### DIRECTION:
Retype only what runs from the beginning of the data through the line with "off_other = [3.0, 1.7, 1.0, 1.0, 0.2]"; please omit the pictures and keep every line exact.

[BEGIN]

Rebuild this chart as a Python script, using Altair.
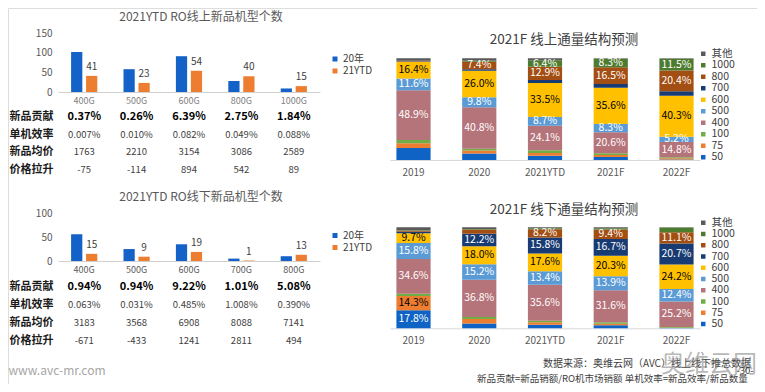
import altair as alt
import pandas as pd

FONT = "Noto Sans CJK SC"
W, H = 749, 376

# ---------------- data: left panels ----------------
series_names = ["20年", "21YTD"]
series_colors = ["#1462C8", "#ED7D31"]
table_rows = ["新品贡献", "单机效率", "新品均价", "价格拉升"]

online_title_left = "2021YTD RO线上新品机型个数"
online_models = ["400G", "500G", "600G", "800G", "1000G"]
online_count_20 = [102, 58, 91, 28, 9]
online_count_21 = [41, 23, 54, 40, 15]
online_contrib = ["0.37%", "0.26%", "6.39%", "2.75%", "1.84%"]
online_eff = ["0.007%", "0.010%", "0.082%", "0.049%", "0.088%"]
online_price = ["1763", "2210", "3154", "3086", "2589"]
online_lift = ["-75", "-114", "894", "542", "89"]

offline_title_left = "2021YTD RO线下新品机型个数"
offline_models = ["400G", "500G", "600G", "700G", "800G"]
offline_count_20 = [56, 25, 35, 5, 10]
offline_count_21 = [15, 9, 19, 1, 13]
offline_contrib = ["0.94%", "0.94%", "9.22%", "1.01%", "5.08%"]
offline_eff = ["0.063%", "0.031%", "0.485%", "1.008%", "0.390%"]
offline_price = ["3183", "3568", "6908", "8088", "7141"]
offline_lift = ["-671", "-433", "1241", "2811", "494"]

# ---------------- data: right panels ----------------
online_title_right = "2021F  线上通量结构预测"
offline_title_right = "2021F  线下通量结构预测"
years = ["2019", "2020", "2021YTD", "2021F", "2022F"]
segments = ["50", "75", "100", "400", "500", "600", "700", "800", "1000", "其他"]
segment_colors = ["#0E63C4", "#ED7D31", "#70AD47", "#B5737A", "#5B9BD5",
                  "#FFC000", "#173B72", "#A34E12", "#4E7C2F", "#595959"]

on_50 = [11.8, 6.5, 4.3, 3.0, 0.4]
on_75 = [4.6, 2.8, 2.7, 1.8, 1.2]
on_100 = [3.3, 1.8, 2.5, 1.8, 1.2]
on_400 = [48.9, 40.8, 24.1, 20.6, 14.8]
on_500 = [11.6, 9.8, 8.7, 8.3, 5.2]
on_600 = [16.4, 26.0, 33.5, 35.6, 40.3]
on_700 = [0.5, 1.6, 2.9, 3.6, 4.5]
on_800 = [0.5, 7.4, 12.9, 16.5, 20.4]
on_1000 = [0.0, 1.0, 6.4, 8.3, 11.5]
on_other = [2.4, 2.3, 2.0, 0.5, 0.5]

off_50 = [17.8, 4.8, 3.5, 3.0, 0.3]
off_75 = [14.3, 4.5, 2.5, 1.5, 0.3]
off_100 = [2.0, 2.0, 1.5, 1.5, 0.8]
off_400 = [34.6, 36.8, 35.6, 31.6, 25.2]
off_500 = [15.8, 15.2, 13.4, 13.9, 12.4]
off_600 = [9.7, 18.0, 17.6, 20.3, 24.2]
off_700 = [1.5, 12.2, 15.8, 16.7, 20.7]
off_800 = [0.8, 4.3, 8.2, 9.4, 11.1]
off_1000 = [0.5, 0.5, 0.9, 1.1, 4.8]
off_other = [3.0, 1.7, 1.0, 1.0, 0.2]

online_labelled = ["400", "500", "600", "700", "800", "1000"]
offline_labelled = segments
dark_text_segments = ["600", "75"]

footer_site = "www.avc-mr.com"
footer_source = "数据来源：奥维云网（AVC）线上线下推总数据"
footer_note = "新品贡献=新品销额/RO机市场销额   单机效率=新品效率/新品数量"
footer_page = "-30-"
footer_mark = "奥维云网"


def text_layer(txt, x, y, size, color, align="center", weight="normal", opacity=1.0,
               baseline="middle"):
    return alt.Chart(pd.DataFrame({"t": [txt]})).mark_text(
        align=align, baseline=baseline, fontSize=size, color=color,
        font=FONT, fontWeight=weight, opacity=opacity
    ).encode(x=alt.value(x), y=alt.value(y), text="t:N")


def bar_panel(models, v20, v21, x_rng, y_dom, y_rng, y_ticks, xlab_color, legend_y):
    n = len(models)
    df = pd.DataFrame({"model": models * 2,
                       "series": [series_names[0]] * n + [series_names[1]] * n,
                       "count": v20 + v21})
    xs = alt.Scale(type="band", domain=models, range=x_rng, paddingInner=0.5, paddingOuter=0.25)
    ys = alt.Scale(domain=y_dom, range=y_rng)
    os_ = alt.Scale(type="band", domain=series_names, paddingInner=0.25)
    cs = alt.Scale(domain=series_names, range=series_colors)
    bars = alt.Chart(df).mark_bar().encode(
        x=alt.X("model:N", scale=xs, title=None,
                axis=alt.Axis(orient="bottom", offset=y_rng[0] - H, domainColor="#D0D0D0",
                              ticks=False, labelPadding=4, labelFontSize=9, labelAngle=0,
                              labelColor=xlab_color, labelFont=FONT, grid=False)),
        xOffset=alt.XOffset("series:N", scale=os_),
        y=alt.Y("count:Q", scale=ys, title=None,
                axis=alt.Axis(orient="left", offset=-x_rng[0], values=y_ticks, domain=False,
                              ticks=False, grid=False, labelPadding=6, labelFontSize=10,
                              labelColor="#595959", labelFont=FONT)),
        color=alt.Color("series:N", scale=cs, title=None,
                        legend=alt.Legend(orient="none", legendX=322, legendY=legend_y,
                                          symbolType="square", symbolSize=25,
                                          symbolStrokeWidth=0, labelFontSize=10,
                                          labelColor="#404040", labelFont=FONT,
                                          rowPadding=2, labelOffset=3)),
    )
    labels = alt.Chart(df).transform_filter(
        alt.datum.series == series_names[1]
    ).mark_text(dy=-9, fontSize=10, color="#404040", font=FONT).encode(
        x=alt.X("model:N", scale=xs, axis=None),
        xOffset=alt.XOffset("series:N", scale=os_),
        y=alt.Y("count:Q", scale=ys, axis=None),
        text="count:Q",
    )
    return [bars, labels], xs


def table_panel(models, xs, x_left, rows_vals, y_rng):
    recs = []
    for r, vals in zip(table_rows, rows_vals):
        for m, v in zip(models, vals):
            recs.append({"model": m, "row": r, "val": v})
    df = pd.DataFrame(recs)
    ts = alt.Scale(type="band", domain=table_rows, range=y_rng, paddingInner=0, paddingOuter=0)
    head = alt.Chart(df).transform_filter(alt.datum.row == table_rows[0]).mark_text(
        fontSize=11, fontWeight="bold", color="#000000", font=FONT
    ).encode(
        x=alt.X("model:N", scale=xs, axis=None),
        y=alt.Y("row:N", scale=ts, title=None,
                axis=alt.Axis(orient="left", offset=-x_left, domain=False, ticks=False,
                              grid=False, labelPadding=5, labelFontSize=11,
                              labelFontWeight="bold", labelColor="#1A1A1A", labelFont=FONT)),
        text="val:N",
    )
    rest = alt.Chart(df).transform_filter(alt.datum.row != table_rows[0]).mark_text(
        fontSize=9.5, color="#404040", font=FONT
    ).encode(
        x=alt.X("model:N", scale=xs, axis=None),
        y=alt.Y("row:N", scale=ts, axis=None),
        text="val:N",
    )
    return [head, rest]


def stack_panel(cols, labelled, x_rng, y_rng, legend_y, row_pad):
    recs = []
    for k, seg in enumerate(segments):
        for yi, yr in enumerate(years):
            v = cols[k][yi]
            show = seg in labelled and v >= 5
            recs.append({"year": yr, "seg": seg, "val": v, "ord": k,
                         "label": f"{v:.1f}%" if show else "",
                         "dark": seg in dark_text_segments})
    df = pd.DataFrame(recs)
    xs = alt.Scale(type="band", domain=years, range=x_rng, paddingInner=0.48, paddingOuter=0.0975)
    ys = alt.Scale(domain=[0, 100], range=y_rng)
    cs = alt.Scale(domain=segments[::-1], range=segment_colors[::-1])
    bars = alt.Chart(df).mark_bar().encode(
        x=alt.X("year:N", scale=xs, title=None,
                axis=alt.Axis(orient="bottom", offset=y_rng[0] - H, domainColor="#D9D9D9",
                              ticks=False, labelPadding=7, labelFontSize=10, labelAngle=0,
                              labelColor="#595959", labelFont=FONT, grid=False)),
        y=alt.Y("val:Q", scale=ys, stack="zero", axis=None),
        color=alt.Color("seg:N", scale=cs, title=None,
                        legend=alt.Legend(orient="none", legendX=690, legendY=legend_y,
                                          symbolType="square", symbolSize=20,
                                          symbolStrokeWidth=0, labelFontSize=10.5,
                                          labelColor="#404040", labelFont=FONT,
                                          rowPadding=row_pad, labelOffset=3)),
        order=alt.Order("ord:Q", sort="ascending"),
    )
    base = alt.Chart(df).transform_stack(
        stack="val", groupby=["year"], sort=[alt.SortField(field="ord", order="ascending")],
        as_=["v0", "v1"]
    ).transform_calculate(mid="(datum.v0 + datum.v1) / 2").transform_filter(
        "datum.label != ''"
    )
    enc = dict(x=alt.X("year:N", scale=xs, axis=None, bandPosition=0.5),
               y=alt.Y("mid:Q", scale=ys, axis=None),
               text="label:N")
    light = base.transform_filter("!datum.dark").mark_text(
        fontSize=10.5, font=FONT, color="#FFFFFF", align="center").encode(**enc)
    dark = base.transform_filter("datum.dark").mark_text(
        fontSize=10.5, font=FONT, color="#000000", align="center").encode(**enc)
    return [bars], [light, dark]


layers = []
late = []

# left top
l1, xs1 = bar_panel(online_models, online_count_20, online_count_21,
                    [50, 312], [0, 150], [84, 25], [0, 50, 100, 150], "#808080", 46)
layers += l1
layers += table_panel(online_models, xs1, 50,
                      [online_contrib, online_eff, online_price, online_lift], [100, 171])
layers.append(text_layer(online_title_left, 193, 8.5, 12, "#595959"))

# left bottom
l2, xs2 = bar_panel(offline_models, offline_count_20, offline_count_21,
                    [50, 312], [0, 100], [253, 205.2], [0, 50, 100], "#595959", 222.5)
layers += l2
layers += table_panel(offline_models, xs2, 50,
                      [offline_contrib, offline_eff, offline_price, offline_lift], [269.6, 342.1])
layers.append(text_layer(offline_title_left, 193, 189, 12, "#595959"))

# right top
b, t = stack_panel([on_50, on_75, on_100, on_400, on_500, on_600, on_700, on_800, on_1000, on_other],
                   online_labelled, [382, 692], [152, 50.3], 40.5, 0.5)
layers += b
late += t
layers.append(text_layer(online_title_right, 556, 32, 13.5, "#404040"))

# right bottom
b, t = stack_panel([off_50, off_75, off_100, off_400, off_500, off_600, off_700, off_800, off_1000, off_other],
                   offline_labelled, [382, 692], [320.3, 219.3], 209.5, 0.25)
layers += b
late += t
layers.append(text_layer(offline_title_right, 556, 202, 13.5, "#404040"))

# footer
layers.append(text_layer(footer_site, 0.5, 362.7, 12, "#A6A6A6", align="left"))
layers.append(text_layer(footer_source, 535, 356, 10, "#404040", align="left"))
layers.append(text_layer(footer_note, 469, 376, 9.5, "#404040", align="left", baseline="bottom"))
layers.append(text_layer(footer_mark, 701, 357, 24, "#7F7F7F", opacity=0.55))
layers.append(text_layer(footer_page, 737, 363, 9.5, "#404040"))

layers += late

chart = alt.layer(*layers).resolve_scale(
    x="independent", y="independent", color="independent", xOffset="independent"
).properties(
    width=W, height=H, padding=0, autosize=alt.AutoSizeParams(type="none")
).configure_view(strokeWidth=0).configure(background="white")

chart.save("out.html", embed_options={"renderer": "svg", "actions": False})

[END]

### WRITTEN SOLUTION:
Rebuild this chart as a Python script, using Altair.
import altair as alt
import pandas as pd

FONT = "Noto Sans CJK SC"
W, H = 749, 376

# ---------------- data: left panels ----------------
series_names = ["20年", "21YTD"]
series_colors = ["#1462C8", "#ED7D31"]
table_rows = ["新品贡献", "单机效率", "新品均价", "价格拉升"]

online_title_left = "2021YTD RO线上新品机型个数"
online_models = ["400G", "500G", "600G", "800G", "1000G"]
online_count_20 = [102, 58, 91, 28, 9]
online_count_21 = [41, 23, 54, 40, 15]
online_contrib = ["0.37%", "0.26%", "6.39%", "2.75%", "1.84%"]
online_eff = ["0.007%", "0.010%", "0.082%", "0.049%", "0.088%"]
online_price = ["1763", "2210", "3154", "3086", "2589"]
online_lift = ["-75", "-114", "894", "542", "89"]

offline_title_left = "2021YTD RO线下新品机型个数"
offline_models = ["400G", "500G", "600G", "700G", "800G"]
offline_count_20 = [56, 25, 35, 5, 10]
offline_count_21 = [15, 9, 19, 1, 13]
offline_contrib = ["0.94%", "0.94%", "9.22%", "1.01%", "5.08%"]
offline_eff = ["0.063%", "0.031%", "0.485%", "1.008%", "0.390%"]
offline_price = ["3183", "3568", "6908", "8088", "7141"]
offline_lift = ["-671", "-433", "1241", "2811", "494"]

# ---------------- data: right panels ----------------
online_title_right = "2021F  线上通量结构预测"
offline_title_right = "2021F  线下通量结构预测"
years = ["2019", "2020", "2021YTD", "2021F", "2022F"]
segments = ["50", "75", "100", "400", "500", "600", "700", "800", "1000", "其他"]
segment_colors = ["#0E63C4", "#ED7D31", "#70AD47", "#B5737A", "#5B9BD5",
                  "#FFC000", "#173B72", "#A34E12", "#4E7C2F", "#595959"]

on_50 = [11.8, 6.5, 4.3, 3.0, 0.4]
on_75 = [4.6, 2.8, 2.7, 1.8, 1.2]
on_100 = [3.3, 1.8, 2.5, 1.8, 1.2]
on_400 = [48.9, 40.8, 24.1, 20.6, 14.8]
on_500 = [11.6, 9.8, 8.7, 8.3, 5.2]
on_600 = [16.4, 26.0, 33.5, 35.6, 40.3]
on_700 = [0.5, 1.6, 2.9, 3.6, 4.5]
on_800 = [0.5, 7.4, 12.9, 16.5, 20.4]
on_1000 = [0.0, 1.0, 6.4, 8.3, 11.5]
on_other = [2.4, 2.3, 2.0, 0.5, 0.5]

off_50 = [17.8, 4.8, 3.5, 3.0, 0.3]
off_75 = [14.3, 4.5, 2.5, 1.5, 0.3]
off_100 = [2.0, 2.0, 1.5, 1.5, 0.8]
off_400 = [34.6, 36.8, 35.6, 31.6, 25.2]
off_500 = [15.8, 15.2, 13.4, 13.9, 12.4]
off_600 = [9.7, 18.0, 17.6, 20.3, 24.2]
off_700 = [1.5, 12.2, 15.8, 16.7, 20.7]
off_800 = [0.8, 4.3, 8.2, 9.4, 11.1]
off_1000 = [0.5, 0.5, 0.9, 1.1, 4.8]
off_other = [3.0, 1.7, 1.0, 1.0, 0.2]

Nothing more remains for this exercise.